Stated goal: All of the material below is to be repeated exactly.
* START *
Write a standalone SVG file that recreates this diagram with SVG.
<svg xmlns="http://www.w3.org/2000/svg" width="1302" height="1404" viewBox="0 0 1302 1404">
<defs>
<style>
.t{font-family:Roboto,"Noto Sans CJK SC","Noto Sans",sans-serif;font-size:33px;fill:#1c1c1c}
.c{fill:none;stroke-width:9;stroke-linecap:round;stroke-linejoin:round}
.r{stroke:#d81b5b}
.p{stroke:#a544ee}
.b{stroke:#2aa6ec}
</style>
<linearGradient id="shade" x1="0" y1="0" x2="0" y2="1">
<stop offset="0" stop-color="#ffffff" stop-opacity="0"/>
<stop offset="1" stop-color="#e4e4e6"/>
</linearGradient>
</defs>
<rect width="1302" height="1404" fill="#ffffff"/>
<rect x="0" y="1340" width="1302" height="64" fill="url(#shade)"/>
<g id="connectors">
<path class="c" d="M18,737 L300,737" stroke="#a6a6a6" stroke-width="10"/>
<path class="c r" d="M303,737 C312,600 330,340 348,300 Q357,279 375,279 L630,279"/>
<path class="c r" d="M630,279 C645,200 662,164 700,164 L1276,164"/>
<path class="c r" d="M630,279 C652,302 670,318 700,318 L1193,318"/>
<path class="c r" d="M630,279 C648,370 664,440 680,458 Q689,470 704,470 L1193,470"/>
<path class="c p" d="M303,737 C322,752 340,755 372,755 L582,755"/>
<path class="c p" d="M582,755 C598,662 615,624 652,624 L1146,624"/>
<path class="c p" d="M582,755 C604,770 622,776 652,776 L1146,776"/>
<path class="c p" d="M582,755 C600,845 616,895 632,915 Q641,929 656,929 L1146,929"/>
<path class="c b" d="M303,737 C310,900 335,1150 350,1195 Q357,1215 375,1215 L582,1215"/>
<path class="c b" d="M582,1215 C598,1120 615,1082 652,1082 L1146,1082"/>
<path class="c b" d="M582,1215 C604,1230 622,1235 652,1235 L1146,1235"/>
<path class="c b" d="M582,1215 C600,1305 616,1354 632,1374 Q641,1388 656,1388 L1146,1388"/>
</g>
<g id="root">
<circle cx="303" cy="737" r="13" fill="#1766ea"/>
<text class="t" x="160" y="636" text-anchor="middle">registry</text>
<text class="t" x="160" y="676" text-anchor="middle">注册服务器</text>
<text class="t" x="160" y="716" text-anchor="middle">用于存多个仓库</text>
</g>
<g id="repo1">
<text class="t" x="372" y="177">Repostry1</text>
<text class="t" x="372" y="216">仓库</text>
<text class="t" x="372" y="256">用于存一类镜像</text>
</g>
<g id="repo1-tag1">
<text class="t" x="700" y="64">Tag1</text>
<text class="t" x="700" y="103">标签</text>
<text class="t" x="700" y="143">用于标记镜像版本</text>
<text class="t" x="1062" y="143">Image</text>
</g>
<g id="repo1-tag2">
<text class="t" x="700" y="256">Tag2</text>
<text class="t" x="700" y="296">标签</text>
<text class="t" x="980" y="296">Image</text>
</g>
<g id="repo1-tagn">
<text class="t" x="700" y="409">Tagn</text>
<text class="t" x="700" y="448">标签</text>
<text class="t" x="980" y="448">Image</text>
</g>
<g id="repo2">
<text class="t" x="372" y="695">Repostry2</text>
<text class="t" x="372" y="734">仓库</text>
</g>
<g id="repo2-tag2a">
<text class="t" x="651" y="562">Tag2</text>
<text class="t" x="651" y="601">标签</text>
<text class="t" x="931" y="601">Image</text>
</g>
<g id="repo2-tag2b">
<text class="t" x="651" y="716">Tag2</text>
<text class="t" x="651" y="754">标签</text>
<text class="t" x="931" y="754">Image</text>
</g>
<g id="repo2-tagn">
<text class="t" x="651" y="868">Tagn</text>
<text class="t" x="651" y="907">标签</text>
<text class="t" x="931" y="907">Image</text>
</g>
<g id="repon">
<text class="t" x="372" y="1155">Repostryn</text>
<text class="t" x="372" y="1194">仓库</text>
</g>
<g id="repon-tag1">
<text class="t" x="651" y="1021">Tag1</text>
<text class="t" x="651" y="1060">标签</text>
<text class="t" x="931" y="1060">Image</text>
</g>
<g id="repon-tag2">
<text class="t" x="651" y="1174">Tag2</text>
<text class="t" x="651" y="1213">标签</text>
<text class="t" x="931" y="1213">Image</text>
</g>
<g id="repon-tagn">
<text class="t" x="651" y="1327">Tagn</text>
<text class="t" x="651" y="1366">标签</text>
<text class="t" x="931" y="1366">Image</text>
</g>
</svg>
* END *
Correct output:
Write a standalone SVG file that recreates this diagram with SVG.
<svg xmlns="http://www.w3.org/2000/svg" width="1302" height="1404" viewBox="0 0 1302 1404">
<defs>
<style>
.t{font-family:Roboto,"Noto Sans CJK SC","Noto Sans",sans-serif;font-size:33px;fill:#1c1c1c}
.c{fill:none;stroke-width:9;stroke-linecap:round;stroke-linejoin:round}
.r{stroke:#d81b5b}
.p{stroke:#a544ee}
.b{stroke:#2aa6ec}
</style>
<linearGradient id="shade" x1="0" y1="0" x2="0" y2="1">
<stop offset="0" stop-color="#ffffff" stop-opacity="0"/>
<stop offset="1" stop-color="#e4e4e6"/>
</linearGradient>
</defs>
<rect width="1302" height="1404" fill="#ffffff"/>
<rect x="0" y="1340" width="1302" height="64" fill="url(#shade)"/>
<g id="connectors">
<path class="c" d="M18,737 L300,737" stroke="#a6a6a6" stroke-width="10"/>
<path class="c r" d="M303,737 C312,600 330,340 348,300 Q357,279 375,279 L630,279"/>
<path class="c r" d="M630,279 C645,200 662,164 700,164 L1276,164"/>
<path class="c r" d="M630,279 C652,302 670,318 700,318 L1193,318"/>
<path class="c r" d="M630,279 C648,370 664,440 680,458 Q689,470 704,470 L1193,470"/>
<path class="c p" d="M303,737 C322,752 340,755 372,755 L582,755"/>
<path class="c p" d="M582,755 C598,662 615,624 652,624 L1146,624"/>
<path class="c p" d="M582,755 C604,770 622,776 652,776 L1146,776"/>
<path class="c p" d="M582,755 C600,845 616,895 632,915 Q641,929 656,929 L1146,929"/>
<path class="c b" d="M303,737 C310,900 335,1150 350,1195 Q357,1215 375,1215 L582,1215"/>
<path class="c b" d="M582,1215 C598,1120 615,1082 652,1082 L1146,1082"/>
<path class="c b" d="M582,1215 C604,1230 622,1235 652,1235 L1146,1235"/>
<path class="c b" d="M582,1215 C600,1305 616,1354 632,1374 Q641,1388 656,1388 L1146,1388"/>
</g>
<g id="root">
<circle cx="303" cy="737" r="13" fill="#1766ea"/>
<text class="t" x="160" y="636" text-anchor="middle">registry</text>
<text class="t" x="160" y="676" text-anchor="middle">注册服务器</text>
<text class="t" x="160" y="716" text-anchor="middle">用于存多个仓库</text>
</g>
<g id="repo1">
<text class="t" x="372" y="177">Repostry1</text>
<text class="t" x="372" y="216">仓库</text>
<text class="t" x="372" y="256">用于存一类镜像</text>
</g>
<g id="repo1-tag1">
<text class="t" x="700" y="64">Tag1</text>
<text class="t" x="700" y="103">标签</text>
<text class="t" x="700" y="143">用于标记镜像版本</text>
<text class="t" x="1062" y="143">Image</text>
</g>
<g id="repo1-tag2">
<text class="t" x="700" y="256">Tag2</text>
<text class="t" x="700" y="296">标签</text>
<text class="t" x="980" y="296">Image</text>
</g>
<g id="repo1-tagn">
<text class="t" x="700" y="409">Tagn</text>
<text class="t" x="700" y="448">标签</text>
<text class="t" x="980" y="448">Image</text>
</g>
<g id="repo2">
<text class="t" x="372" y="695">Repostry2</text>
<text class="t" x="372" y="734">仓库</text>
</g>
<g id="repo2-tag2a">
<text class="t" x="651" y="562">Tag2</text>
<text class="t" x="651" y="601">标签</text>
<text class="t" x="931" y="601">Image</text>
</g>
<g id="repo2-tag2b">
<text class="t" x="651" y="716">Tag2</text>
<text class="t" x="651" y="754">标签</text>
<text class="t" x="931" y="754">Image</text>
</g>
<g id="repo2-tagn">
<text class="t" x="651" y="868">Tagn</text>
<text class="t" x="651" y="907">标签</text>
<text class="t" x="931" y="907">Image</text>
</g>
<g id="repon">
<text class="t" x="372" y="1155">Repostryn</text>
<text class="t" x="372" y="1194">仓库</text>
</g>
<g id="repon-tag1">
<text class="t" x="651" y="1021">Tag1</text>
<text class="t" x="651" y="1060">标签</text>
<text class="t" x="931" y="1060">Image</text>
</g>
<g id="repon-tag2">
<text class="t" x="651" y="1174">Tag2</text>
<text class="t" x="651" y="1213">标签</text>
<text class="t" x="931" y="1213">Image</text>
</g>
<g id="repon-tagn">
<text class="t" x="651" y="1327">Tagn</text>
<text class="t" x="651" y="1366">标签</text>
<text class="t" x="931" y="1366">Image</text>
</g>
</svg>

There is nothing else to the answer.